▸ REQUIREMENT: Please count the lines in the listing below where the word "script" appears. Give the number only.

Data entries
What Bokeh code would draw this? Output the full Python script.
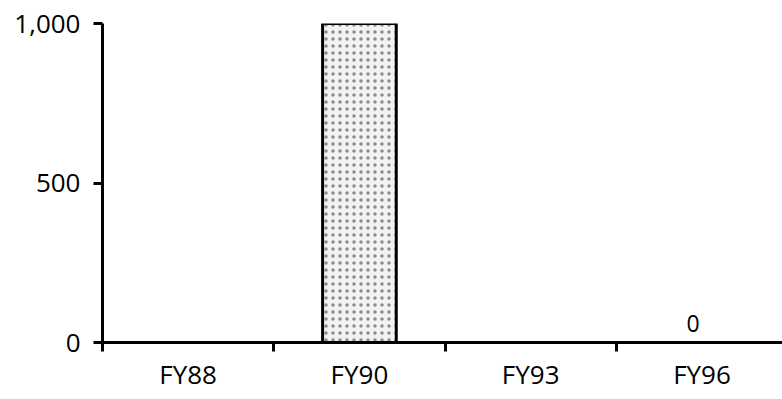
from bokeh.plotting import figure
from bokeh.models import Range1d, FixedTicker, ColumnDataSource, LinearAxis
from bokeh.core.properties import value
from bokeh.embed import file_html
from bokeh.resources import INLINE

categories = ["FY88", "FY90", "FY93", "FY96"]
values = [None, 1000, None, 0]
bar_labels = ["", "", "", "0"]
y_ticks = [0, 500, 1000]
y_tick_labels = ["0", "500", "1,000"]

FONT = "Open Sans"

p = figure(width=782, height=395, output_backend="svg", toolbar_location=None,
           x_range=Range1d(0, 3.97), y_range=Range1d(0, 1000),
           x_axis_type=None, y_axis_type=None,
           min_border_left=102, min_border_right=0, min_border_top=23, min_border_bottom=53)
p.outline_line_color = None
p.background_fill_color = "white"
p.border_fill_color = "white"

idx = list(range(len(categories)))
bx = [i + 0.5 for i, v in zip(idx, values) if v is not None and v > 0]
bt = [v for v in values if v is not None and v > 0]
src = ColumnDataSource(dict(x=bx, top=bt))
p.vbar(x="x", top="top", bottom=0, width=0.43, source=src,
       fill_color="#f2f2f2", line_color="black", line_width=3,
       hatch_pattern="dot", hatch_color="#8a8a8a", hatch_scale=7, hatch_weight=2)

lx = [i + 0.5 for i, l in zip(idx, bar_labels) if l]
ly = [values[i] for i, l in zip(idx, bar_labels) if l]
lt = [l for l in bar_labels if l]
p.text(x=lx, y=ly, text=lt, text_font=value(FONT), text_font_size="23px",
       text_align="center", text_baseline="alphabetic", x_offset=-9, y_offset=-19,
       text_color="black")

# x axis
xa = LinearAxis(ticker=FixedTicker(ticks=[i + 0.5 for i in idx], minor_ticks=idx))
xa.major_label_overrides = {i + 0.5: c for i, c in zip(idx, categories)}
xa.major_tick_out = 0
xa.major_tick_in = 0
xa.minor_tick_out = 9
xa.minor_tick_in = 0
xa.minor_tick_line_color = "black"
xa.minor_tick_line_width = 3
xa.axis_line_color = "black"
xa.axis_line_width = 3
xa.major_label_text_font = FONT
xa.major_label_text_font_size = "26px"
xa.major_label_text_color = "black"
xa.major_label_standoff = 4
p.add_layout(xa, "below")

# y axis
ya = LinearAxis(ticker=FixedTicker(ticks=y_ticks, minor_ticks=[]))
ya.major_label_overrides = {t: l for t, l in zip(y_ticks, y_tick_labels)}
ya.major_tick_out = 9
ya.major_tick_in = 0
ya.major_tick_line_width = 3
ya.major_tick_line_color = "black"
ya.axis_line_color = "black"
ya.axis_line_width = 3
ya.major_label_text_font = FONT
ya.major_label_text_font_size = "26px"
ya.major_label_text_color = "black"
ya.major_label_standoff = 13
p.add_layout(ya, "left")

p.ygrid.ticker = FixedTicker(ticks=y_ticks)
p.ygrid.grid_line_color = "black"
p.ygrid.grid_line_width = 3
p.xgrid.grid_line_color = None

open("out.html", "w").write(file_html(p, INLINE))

--

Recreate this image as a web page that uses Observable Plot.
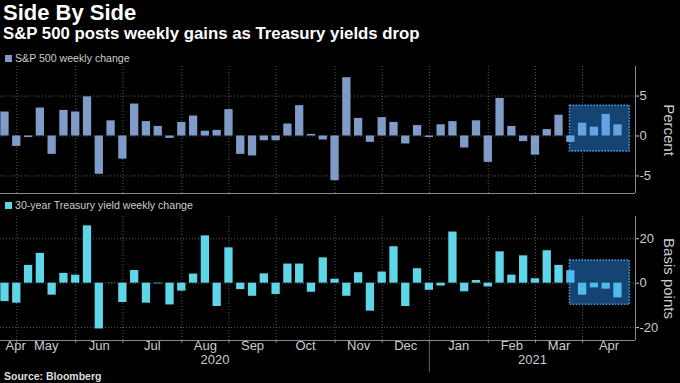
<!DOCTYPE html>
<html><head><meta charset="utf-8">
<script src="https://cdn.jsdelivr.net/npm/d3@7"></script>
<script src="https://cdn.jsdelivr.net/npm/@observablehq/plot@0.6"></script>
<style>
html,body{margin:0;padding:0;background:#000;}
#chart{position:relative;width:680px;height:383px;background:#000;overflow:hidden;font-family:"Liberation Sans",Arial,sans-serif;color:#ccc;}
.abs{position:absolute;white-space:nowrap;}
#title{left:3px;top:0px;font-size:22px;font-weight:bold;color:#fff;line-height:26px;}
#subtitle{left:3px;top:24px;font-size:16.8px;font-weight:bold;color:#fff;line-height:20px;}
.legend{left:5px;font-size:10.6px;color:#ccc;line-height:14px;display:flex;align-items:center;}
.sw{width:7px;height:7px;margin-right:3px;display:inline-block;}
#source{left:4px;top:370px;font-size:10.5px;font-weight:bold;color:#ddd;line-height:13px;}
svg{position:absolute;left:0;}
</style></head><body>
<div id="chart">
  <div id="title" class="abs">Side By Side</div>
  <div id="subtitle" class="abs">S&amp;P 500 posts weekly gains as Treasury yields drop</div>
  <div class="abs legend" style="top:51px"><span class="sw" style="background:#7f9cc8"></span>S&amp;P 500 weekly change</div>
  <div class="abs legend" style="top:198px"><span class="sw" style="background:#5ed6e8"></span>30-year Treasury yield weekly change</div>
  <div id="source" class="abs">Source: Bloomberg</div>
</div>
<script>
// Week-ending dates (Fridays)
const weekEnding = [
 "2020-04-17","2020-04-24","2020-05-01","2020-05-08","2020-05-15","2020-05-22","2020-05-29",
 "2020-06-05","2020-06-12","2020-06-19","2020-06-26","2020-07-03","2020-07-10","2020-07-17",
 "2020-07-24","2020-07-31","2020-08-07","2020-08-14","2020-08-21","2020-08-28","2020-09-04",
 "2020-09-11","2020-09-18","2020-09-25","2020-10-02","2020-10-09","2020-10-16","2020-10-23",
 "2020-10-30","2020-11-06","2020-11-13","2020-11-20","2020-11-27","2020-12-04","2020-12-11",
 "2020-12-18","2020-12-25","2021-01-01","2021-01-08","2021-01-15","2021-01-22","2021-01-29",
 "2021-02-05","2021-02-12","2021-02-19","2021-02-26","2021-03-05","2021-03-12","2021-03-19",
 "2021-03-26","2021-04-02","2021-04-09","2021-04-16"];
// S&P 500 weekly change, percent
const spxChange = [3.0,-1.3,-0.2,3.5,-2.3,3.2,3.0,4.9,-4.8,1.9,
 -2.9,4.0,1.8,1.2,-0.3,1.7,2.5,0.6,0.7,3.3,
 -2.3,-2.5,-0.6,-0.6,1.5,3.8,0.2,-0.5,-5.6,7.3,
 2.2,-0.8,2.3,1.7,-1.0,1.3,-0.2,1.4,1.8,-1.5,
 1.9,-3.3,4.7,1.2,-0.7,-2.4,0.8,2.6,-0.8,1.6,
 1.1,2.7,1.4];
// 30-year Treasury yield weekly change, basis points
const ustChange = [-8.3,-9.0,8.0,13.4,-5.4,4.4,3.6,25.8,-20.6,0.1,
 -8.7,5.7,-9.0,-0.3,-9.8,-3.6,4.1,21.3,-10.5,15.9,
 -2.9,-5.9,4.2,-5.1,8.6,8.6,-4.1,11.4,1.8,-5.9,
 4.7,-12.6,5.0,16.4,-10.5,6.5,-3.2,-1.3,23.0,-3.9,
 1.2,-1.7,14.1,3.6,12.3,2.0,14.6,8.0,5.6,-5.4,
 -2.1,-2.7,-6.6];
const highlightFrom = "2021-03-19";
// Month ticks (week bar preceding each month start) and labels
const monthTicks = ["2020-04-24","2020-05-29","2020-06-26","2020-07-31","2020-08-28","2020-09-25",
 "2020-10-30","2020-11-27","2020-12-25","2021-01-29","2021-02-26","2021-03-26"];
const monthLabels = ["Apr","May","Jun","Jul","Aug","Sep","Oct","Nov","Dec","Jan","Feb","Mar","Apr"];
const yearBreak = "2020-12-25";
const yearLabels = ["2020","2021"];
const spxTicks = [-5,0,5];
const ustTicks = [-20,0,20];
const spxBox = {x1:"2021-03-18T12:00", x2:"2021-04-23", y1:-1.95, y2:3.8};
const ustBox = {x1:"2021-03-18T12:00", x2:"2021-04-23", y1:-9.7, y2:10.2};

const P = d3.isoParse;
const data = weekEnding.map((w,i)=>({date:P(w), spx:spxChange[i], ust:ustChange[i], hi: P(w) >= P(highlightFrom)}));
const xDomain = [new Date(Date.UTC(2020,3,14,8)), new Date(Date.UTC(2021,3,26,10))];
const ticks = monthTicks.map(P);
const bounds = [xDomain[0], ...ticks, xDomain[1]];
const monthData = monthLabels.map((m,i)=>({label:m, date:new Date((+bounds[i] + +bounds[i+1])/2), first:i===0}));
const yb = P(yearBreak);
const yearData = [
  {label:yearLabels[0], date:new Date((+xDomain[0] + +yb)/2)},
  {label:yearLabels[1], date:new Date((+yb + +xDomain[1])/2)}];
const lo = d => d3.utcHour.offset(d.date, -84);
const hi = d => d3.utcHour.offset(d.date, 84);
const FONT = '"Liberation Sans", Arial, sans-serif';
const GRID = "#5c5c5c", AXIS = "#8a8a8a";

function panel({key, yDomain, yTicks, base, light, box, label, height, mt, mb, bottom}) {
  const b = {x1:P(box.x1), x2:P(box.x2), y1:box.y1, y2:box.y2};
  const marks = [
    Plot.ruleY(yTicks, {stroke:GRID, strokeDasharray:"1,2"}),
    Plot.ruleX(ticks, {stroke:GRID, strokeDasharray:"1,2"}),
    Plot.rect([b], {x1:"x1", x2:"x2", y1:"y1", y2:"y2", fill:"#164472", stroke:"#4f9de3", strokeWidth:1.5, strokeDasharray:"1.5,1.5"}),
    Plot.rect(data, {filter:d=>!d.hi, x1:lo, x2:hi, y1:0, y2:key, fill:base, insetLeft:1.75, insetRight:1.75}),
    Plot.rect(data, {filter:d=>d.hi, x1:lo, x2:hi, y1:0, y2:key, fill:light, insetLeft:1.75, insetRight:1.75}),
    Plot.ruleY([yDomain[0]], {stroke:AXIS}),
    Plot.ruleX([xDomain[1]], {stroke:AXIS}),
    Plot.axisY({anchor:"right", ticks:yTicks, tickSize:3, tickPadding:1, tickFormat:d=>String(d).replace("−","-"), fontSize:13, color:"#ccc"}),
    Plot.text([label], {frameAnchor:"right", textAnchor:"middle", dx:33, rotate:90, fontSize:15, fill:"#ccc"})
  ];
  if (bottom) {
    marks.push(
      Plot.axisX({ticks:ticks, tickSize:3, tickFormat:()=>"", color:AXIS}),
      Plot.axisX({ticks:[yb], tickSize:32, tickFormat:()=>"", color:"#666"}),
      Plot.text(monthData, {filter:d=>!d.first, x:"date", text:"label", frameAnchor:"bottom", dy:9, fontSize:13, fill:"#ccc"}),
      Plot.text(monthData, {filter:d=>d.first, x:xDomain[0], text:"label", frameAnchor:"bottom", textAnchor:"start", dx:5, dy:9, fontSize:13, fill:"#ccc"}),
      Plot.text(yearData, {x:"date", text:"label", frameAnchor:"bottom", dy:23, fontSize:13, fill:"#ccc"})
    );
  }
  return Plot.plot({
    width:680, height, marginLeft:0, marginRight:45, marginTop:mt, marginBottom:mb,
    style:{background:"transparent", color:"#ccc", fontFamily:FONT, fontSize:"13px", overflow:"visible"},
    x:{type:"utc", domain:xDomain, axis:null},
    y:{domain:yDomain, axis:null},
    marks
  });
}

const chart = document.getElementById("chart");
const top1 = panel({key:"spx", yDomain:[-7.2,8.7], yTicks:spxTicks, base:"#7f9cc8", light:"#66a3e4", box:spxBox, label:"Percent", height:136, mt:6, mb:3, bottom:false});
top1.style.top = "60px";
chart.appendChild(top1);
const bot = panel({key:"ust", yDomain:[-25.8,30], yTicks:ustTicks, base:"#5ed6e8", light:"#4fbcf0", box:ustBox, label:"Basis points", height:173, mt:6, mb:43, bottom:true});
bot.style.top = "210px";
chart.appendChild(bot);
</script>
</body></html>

▸ IN RESPONSE: 5